[Template-haskell] RE: Template Haskell...
Alastair Reid
alastair at reid-consulting-uk.ltd.uk
Thu Oct 30 10:23:39 EST 2003
On Thursday 30 October 2003 9:32 am, Simon Peyton-Jones wrote:
> | I have one meta-function that generates declarations; and I have
> | another meta function that needs to know what definitions generated by
> | the first meta function there are (accross module boundaries).
>
> I'm not sure what you're asking for here. Some kind of monadic function
> that stores persistent state, that persists across multiple
> compilations? Presumably held in the file system? Some kind of
> database?
A simple approach would be to allow us to write things into the .hi file.
For example, the function:
write :: String -> Q ()
would write some data into the .hi file.
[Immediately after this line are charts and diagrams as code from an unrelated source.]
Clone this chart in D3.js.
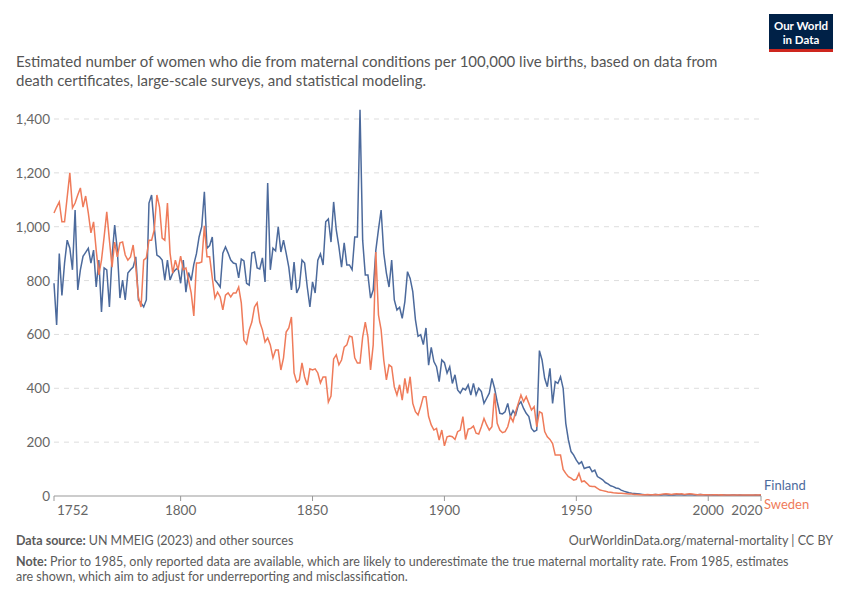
<!DOCTYPE html>
<html><head><meta charset="utf-8">
<script src="https://cdn.jsdelivr.net/npm/d3@7"></script>
<style>
body{margin:0;background:#fff;font-family:Lato,"Noto Sans",sans-serif;}
</style></head>
<body><svg id="chart" width="850" height="600"></svg>
<script>
// yearly series, Finland and Sweden, 1752-2020
var startYear = 1752;
var finland = [
790,635,900,745,865,950,920,840,1062,765, 840,890,905,920,865,913,776,876,683,847,
840,702,888,1006,913,735,802,728,828,840, 850,888,728,717,702,728,1088,1118,1000,895,
888,876,802,876,802,828,840,847,790,876, 757,830,800,860,900,962,1000,
1130,920,930,962,802,790,776,902,925,902, 876,865,862,810,880,873,790,783,902,906,
847,843,884,795,1162,840,920,910,1000,906, 950,902,850,765,869,754,776,876,865,776,
702,795,754,876,899,858,1018,1029,943,1092, 988,925,850,940,858,858,840,962,962,1434,
950,821,821,735,765,913,990,1062,902,828, 776,876,728,691,701,660,722,833,808,759,
655,593,599,562,624,486,552,499,480,425, 505,495,456,480,418,450,394,382,400,394,
413,375,418,375,400,388,344,363,382,437, 400,350,307,305,313,344,295,317,301,338,
350,325,307,295,251,239,245,540,505,437, 406,474,344,425,418,443,400,270,208,165,
152,133,119,127,102,106,108,90,96,72, 66,
60,50,45,38,35,30,28,22,18,15, 12,10,9,8,7,6,5,5,4,5,
6,5,4,5,5,4,5,4,5,6, 5,4,5,6,5,4,5,6,5,4, 5,4,5,4,3,4,4,3,3,4,
4,3,4,3,3,3,3,3,4,3, 3];
var sweden = [
1051,1073,1092,1018,1018,1110,1200,1070,1088,1118, 1144,1073,1114,1051,977,1018,913,821,876,962,
1055,950,850,943,888,940,943,895,876,888, 932,850,739,702,876,884,950,950,988,1118,
1073,958,950,1088,902,828,876,840,891,840, 847,802,754,669,865,865,869,1003,
888,888,810,735,757,739,691,746,754,739, 754,754,776,717,579,565,617,646,702,717,
646,617,572,587,561,513,542,542,468,513, 609,624,665,457,423,431,494,442,412,472,
468,472,457,420,442,442,349,371,509,524, 487,505,553,561,594,590,513,494,494,590,
646,590,468,561,906,672,617,505,431,487, 479,405,375,413,356,437,381,443,344,313,
301,332,369,369,295,264,245,251,208,245, 186,220,223,220,210,239,245,295,210,248,
251,260,233,230,257,288,264,245,257,381, 270,245,235,239,257,295,276,313,344,375,
350,369,344,319,332,257,313,307,239,220, 210,195,152,152,152,99,84,72,66,59,
62,84,53,56,47,37,35,35,28,22,
20,18,15,14,12,11,10,10,9,8, 7,7,6,6,5,5,5,6,5,5,
6,5,6,7,8,7,6,7,8,7, 8,6,7,8,7,6,5,6,5,5, 5,4,5,5,4,5,4,4,4,4,
4,4,4,4,4,4,4,4,4,4, 5];
var yTicks = [0,200,400,600,800,1000,1200,1400];
var xTicks = [1752,1800,1850,1900,1950,2000,2020];
var colors = {Finland:"#4c6a9c", Sweden:"#ef7b5a"};

var svg = d3.select("#chart");
var margin = {left:54, right:89, top:119, bottom:104};
var w = 850, h = 600;

var x = d3.scaleLinear().domain([startYear, startYear + finland.length - 1]).range([margin.left, w - margin.right]);
var y = d3.scaleLinear().domain([0,1400]).range([h - margin.bottom, margin.top]);

// logo
svg.append("rect").attr("x",769).attr("y",14).attr("width",64).attr("height",38).attr("fill","#002147");
svg.append("rect").attr("x",769).attr("y",49).attr("width",64).attr("height",3).attr("fill","#ce261e");
svg.append("text").attr("x",801).attr("y",30).attr("text-anchor","middle").attr("fill","#fff")
  .style("font-size","11.5px").style("font-weight","bold").text("Our World");
svg.append("text").attr("x",801).attr("y",44).attr("text-anchor","middle").attr("fill","#fff")
  .style("font-size","11.5px").style("font-weight","bold").text("in Data");

// subtitle
var sub = ["Estimated number of women who die from maternal conditions per 100,000 live births, based on data from",
  "death certificates, large-scale surveys, and statistical modeling."];
sub.forEach(function (s, i) {
  svg.append("text").attr("x",16).attr("y",67 + i*19).attr("fill","#555")
    .style("font-size","15px").text(s);
});

// grid + y labels
yTicks.forEach(function (t) {
  if (t > 0) {
    svg.append("line").attr("x1",margin.left).attr("x2",w - margin.right)
      .attr("y1",y(t)).attr("y2",y(t)).attr("stroke","#ddd").attr("stroke-dasharray","5,5");
  }
  svg.append("text").attr("x",50).attr("y",y(t) + 5).attr("text-anchor","end")
    .attr("fill","#666").style("font-size","13.5px").text(d3.format(",")(t));
});

svg.append("line").attr("x1",margin.left).attr("x2",w - margin.right)
  .attr("y1",y(0)).attr("y2",y(0)).attr("stroke","#999");

xTicks.forEach(function (t) {
  var px = x(t);
  var lx = px, anchor = "middle";
  if (t === startYear) { lx = px + 3; anchor = "start"; }
  if (t === 2020) { lx = px - 14; }
  svg.append("line").attr("x1",px).attr("x2",px).attr("y1",y(0)).attr("y2",y(0)+5).attr("stroke","#999");
  svg.append("text").attr("x", lx).attr("y",515).attr("text-anchor",anchor)
    .attr("fill","#666").style("font-size","13.5px").text(t);
});

var line = d3.line().x(function (d, i) { return x(startYear + i); }).y(function (d) { return y(d); });
[["Finland", finland], ["Sweden", sweden]].forEach(function (s) {
  svg.append("path").datum(s[1]).attr("d", line).attr("fill","none")
    .attr("stroke", colors[s[0]]).attr("stroke-width",1.5);
});

svg.append("text").attr("x",764).attr("y",490).attr("fill",colors.Finland).style("font-size","13px").text("Finland");
svg.append("text").attr("x",764).attr("y",509).attr("fill",colors.Sweden).style("font-size","13px").text("Sweden");

// footer
var f1 = svg.append("text").attr("x",16).attr("y",545).attr("fill","#5b5b5b").style("font-size","12.5px");
f1.append("tspan").style("font-weight","bold").text("Data source: ");
f1.append("tspan").text("UN MMEIG (2023) and other sources");
svg.append("text").attr("x",833).attr("y",545).attr("text-anchor","end").attr("fill","#5b5b5b")
  .style("font-size","12.5px").text("OurWorldinData.org/maternal-mortality | CC BY");
var f2 = svg.append("text").attr("x",16).attr("y",566).attr("fill","#5b5b5b").style("font-size","12.5px");
f2.append("tspan").style("font-weight","bold").text("Note: ");
f2.append("tspan").text("Prior to 1985, only reported data are available, which are likely to underestimate the true maternal mortality rate. From 1985, estimates");
svg.append("text").attr("x",16).attr("y",581).attr("fill","#5b5b5b").style("font-size","12.5px")
  .text("are shown, which aim to adjust for underreporting and misclassification.");
</script></body></html>
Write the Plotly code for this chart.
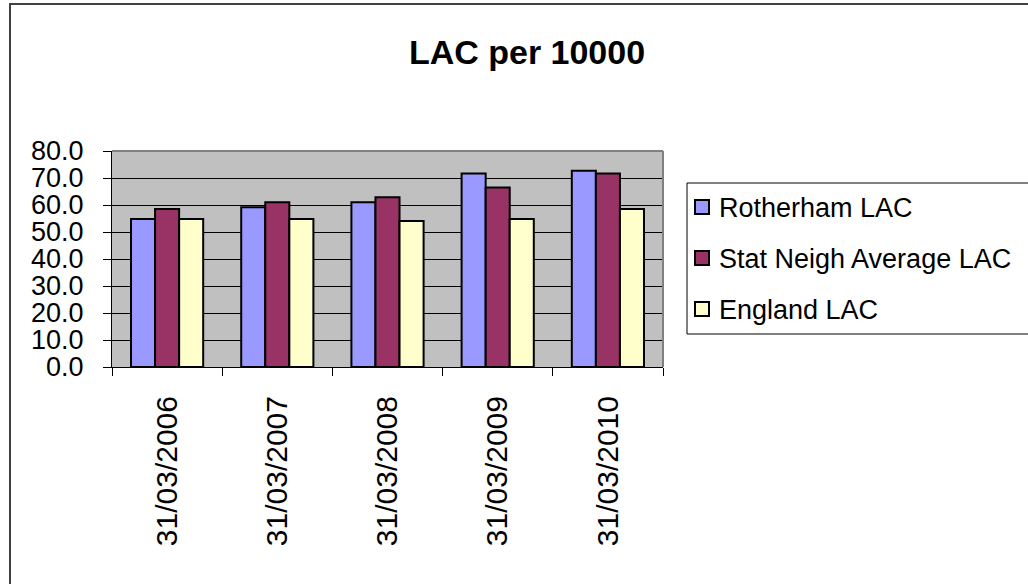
import plotly.graph_objects as go

# Looked-after children rate per 10,000, at 31 March each year
dates = ["31/03/2006", "31/03/2007", "31/03/2008", "31/03/2009", "31/03/2010"]
rotherham = [54.8, 59.2, 61.0, 71.7, 72.7]
stat_neigh = [58.5, 61.0, 62.9, 66.5, 71.7]
england = [54.8, 54.8, 54.1, 54.8, 58.5]

series_names = ["Rotherham LAC", "Stat Neigh Average LAC", "England LAC"]
series_colors = ["#9999FF", "#993366", "#FFFFCC"]
y_ticks = [0, 10, 20, 30, 40, 50, 60, 70, 80]

FONT = "Arial, Liberation Sans, sans-serif"
W, H = 1028, 584
L, R, T, B = 112, 663, 151, 367  # plot area edges in pixels


def px_x(p):
    return (p - L) / (R - L)


def px_y(p):
    return (B - p) / (B - T)


fig = go.Figure()
for name, vals, col in zip(series_names, [rotherham, stat_neigh, england], series_colors):
    fig.add_trace(go.Bar(
        x=dates, y=vals, name=name,
        marker=dict(color=col, line=dict(color="#000000", width=2)),
    ))

fig.update_layout(
    width=W, height=H,
    margin=dict(l=L, r=W - R, t=T, b=H - B, pad=0, autoexpand=False),
    paper_bgcolor="#FFFFFF",
    plot_bgcolor="#C0C0C0",
    barmode="group",
    bargap=0.345,
    bargroupgap=0,
    font=dict(family=FONT, size=27, color="#000000"),
    title=dict(
        text="<b>LAC per 10000</b>",
        font=dict(family=FONT, size=34, color="#000000"),
        x=527 / W, xanchor="center",
        y=1 - 52 / H, yanchor="middle",
    ),
    showlegend=False,
)

fig.update_yaxes(
    range=[0, 80],
    tickvals=y_ticks,
    tickformat=".1f",
    ticks="outside", ticklen=8, tickwidth=1, tickcolor="#000000",
    showline=True, linecolor="#000000", linewidth=1,
    showgrid=True, gridcolor="#000000", gridwidth=1,
    zeroline=False,
    ticklabelstandoff=14,
    tickfont=dict(family=FONT, size=27),
)

fig.update_xaxes(
    type="category",
    tickson="boundaries",
    ticks="outside", ticklen=8, tickwidth=1, tickcolor="#000000",
    showline=True, linecolor="#000000", linewidth=1,
    showgrid=False,
    tickangle=-90,
    ticklabelstandoff=16,
    tickfont=dict(family=FONT, size=30),
)

# Plot-area frame on the top and right
fig.add_shape(type="line", xref="paper", yref="paper", x0=0, x1=1, y0=1, y1=1,
              line=dict(color="#808080", width=2))
fig.add_shape(type="line", xref="paper", yref="paper", x0=1, x1=1, y0=0, y1=1,
              line=dict(color="#808080", width=2))

# Outer chart border
fig.add_shape(type="rect", xref="paper", yref="paper",
              x0=px_x(10), x1=px_x(1100), y0=px_y(640), y1=px_y(4),
              line=dict(color="#404040", width=2), fillcolor="rgba(0,0,0,0)")

# Legend: framed box with a swatch and label per series
leg_left, leg_top, leg_bottom = 687, 183, 334
row_centres = [207, 258, 309]
fig.add_shape(type="rect", xref="paper", yref="paper",
              x0=px_x(leg_left), x1=px_x(1100), y0=px_y(leg_bottom), y1=px_y(leg_top),
              line=dict(color="#000000", width=1), fillcolor="#FFFFFF")
for name, col, yc in zip(series_names, series_colors, row_centres):
    fig.add_shape(type="rect", xref="paper", yref="paper",
                  x0=px_x(695), x1=px_x(709), y0=px_y(yc + 7), y1=px_y(yc - 7),
                  line=dict(color="#000000", width=2), fillcolor=col)
    fig.add_annotation(text=name, xref="paper", yref="paper",
                       x=px_x(717), y=px_y(yc + 1), xanchor="left", yanchor="middle",
                       showarrow=False, font=dict(family=FONT, size=27, color="#000000"))

fig.write_html("out.html")
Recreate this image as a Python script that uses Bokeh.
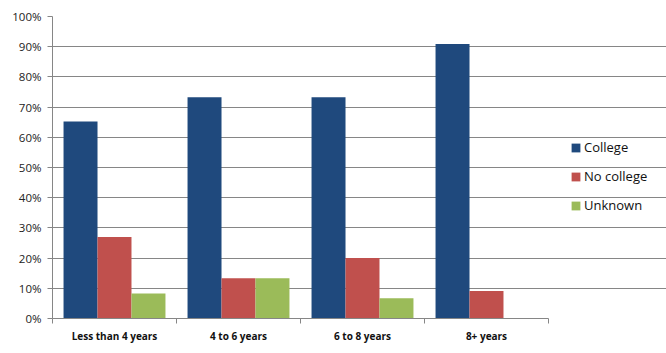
from bokeh.plotting import figure
from bokeh.models import ColumnDataSource, FixedTicker, NumeralTickFormatter, Legend, LegendItem, Range1d
from bokeh.transform import dodge
from bokeh.embed import file_html
from bokeh.resources import INLINE

categories = ["Less than 4 years", "4 to 6 years", "6 to 8 years", "8+ years"]
college = [0.652, 0.733, 0.733, 0.909]
no_college = [0.270, 0.133, 0.200, 0.091]
unknown = [0.083, 0.133, 0.067, 0.0]
series_names = ["College", "No college", "Unknown"]
colors = ["#1F497D", "#C0504D", "#9BBB59"]

n = len(categories)
xpos = [i + 0.5 for i in range(n)]
source = ColumnDataSource(dict(x=xpos, college=college, no_college=no_college, unknown=unknown))

# plot frame extends to the right edge so the legend can sit inside it;
# grid and x axis are bounded to the category span
frame_w = 666 - 52
cat_px = 124.0
p = figure(width=666, height=353, output_backend="svg", toolbar_location=None,
           x_range=Range1d(0, frame_w / cat_px), y_range=Range1d(0, 1),
           min_border_left=52, min_border_right=0, min_border_top=16, min_border_bottom=35)
p.outline_line_color = None
p.background_fill_color = "white"

bw = 0.274
renderers = []
for off, col, c in zip([-bw, 0, bw], ["college", "no_college", "unknown"], colors):
    r = p.vbar(x=dodge("x", off, range=p.x_range), top=col, width=bw, bottom=0,
               source=source, fill_color=c, line_color=None)
    renderers.append(r)

# axes
p.xgrid.visible = False
p.ygrid.grid_line_color = "#868686"
p.ygrid.grid_line_width = 1
p.ygrid.ticker = FixedTicker(ticks=[i / 10 for i in range(11)])
p.ygrid.bounds = (0, n)

p.yaxis.ticker = FixedTicker(ticks=[i / 10 for i in range(11)])
p.yaxis.formatter = NumeralTickFormatter(format="0%")
p.yaxis.axis_line_color = "#868686"
p.yaxis.major_tick_line_color = "#868686"
p.yaxis.major_tick_out = 5
p.yaxis.major_tick_in = 0
p.yaxis.minor_tick_line_color = None
p.yaxis.major_label_text_font = "Open Sans"
p.yaxis.major_label_text_font_size = "11.5px"
p.yaxis.major_label_text_color = "#222222"
p.yaxis.major_label_standoff = 6

p.xaxis.bounds = (0, n)
p.xaxis.ticker = FixedTicker(ticks=xpos, minor_ticks=list(range(n + 1)))
p.xaxis.major_label_overrides = {x: c for x, c in zip(xpos, categories)}
p.xaxis.axis_line_color = "#868686"
p.xaxis.major_tick_line_color = None
p.xaxis.major_tick_out = 0
p.xaxis.minor_tick_line_color = "#868686"
p.xaxis.minor_tick_out = 5
p.xaxis.minor_tick_in = 0
p.xaxis.major_label_text_font = "Open Sans"
p.xaxis.major_label_text_font_style = "bold"
p.xaxis.major_label_text_font_size = "10px"
p.xaxis.major_label_text_color = "#111111"
p.xaxis.major_label_standoff = 5

legend = Legend(items=[LegendItem(label=s, renderers=[r]) for s, r in zip(series_names, renderers)],
                location=(518, 104), padding=0, margin=0, border_line_alpha=0,
                background_fill_alpha=0, glyph_width=11, glyph_height=11, label_height=16,
                spacing=11, label_standoff=3, label_text_font="Open Sans",
                label_text_font_size="13px", label_text_color="#111111")
p.add_layout(legend, "center")

open("out.html", "w").write(file_html(p, INLINE))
The concrete representation in
the .hi file could be something as simple as:
<START_TH>your data here<END_TH>
GHC would be responsible for using an escape mechanism on the offchance that
the string happened to contain the string "<END_TH>".
Since several things could be written into the .hi file, read should return
all of them:
read :: Q [String]
This would return all strings in all .hi files for all directly imported
modules.
In some cases, we want the strings for all _indirectly_ imported modules too.
(That is, to give behaviour like that seem for typeclass instances.)
This would require that these strings get propagated from one module to
another. Since this isn't always wanted, maybe there should be two kinds of
'write': one to write strings which are propagated and one to write strings
which are not.
Also, for convenience, we might want a slightly more complex interface which
lets users specify a 'tag' (which would often be the name of the splice
library being used - e.g., "TemplateGreencard") and in which GHC
automatically adds the module name too:
write :: Tag -> String -> Q ()
read :: Q [(ModuleId,Tag,String)]
> Alastair wants per-module persistence. I'm sceptical about that because
> TH makes absolutely no guarantees about which order things will be
> evaluated in. So how would you know which effect occurs first?
I guess all the TH code I write uses top-level splices so I hadn't thought
about this issue.
Two solutions suggest themselves:
1) Restrict writes to top-level splices.
2) Allow writes anywhere and warn users about potential non-determinism.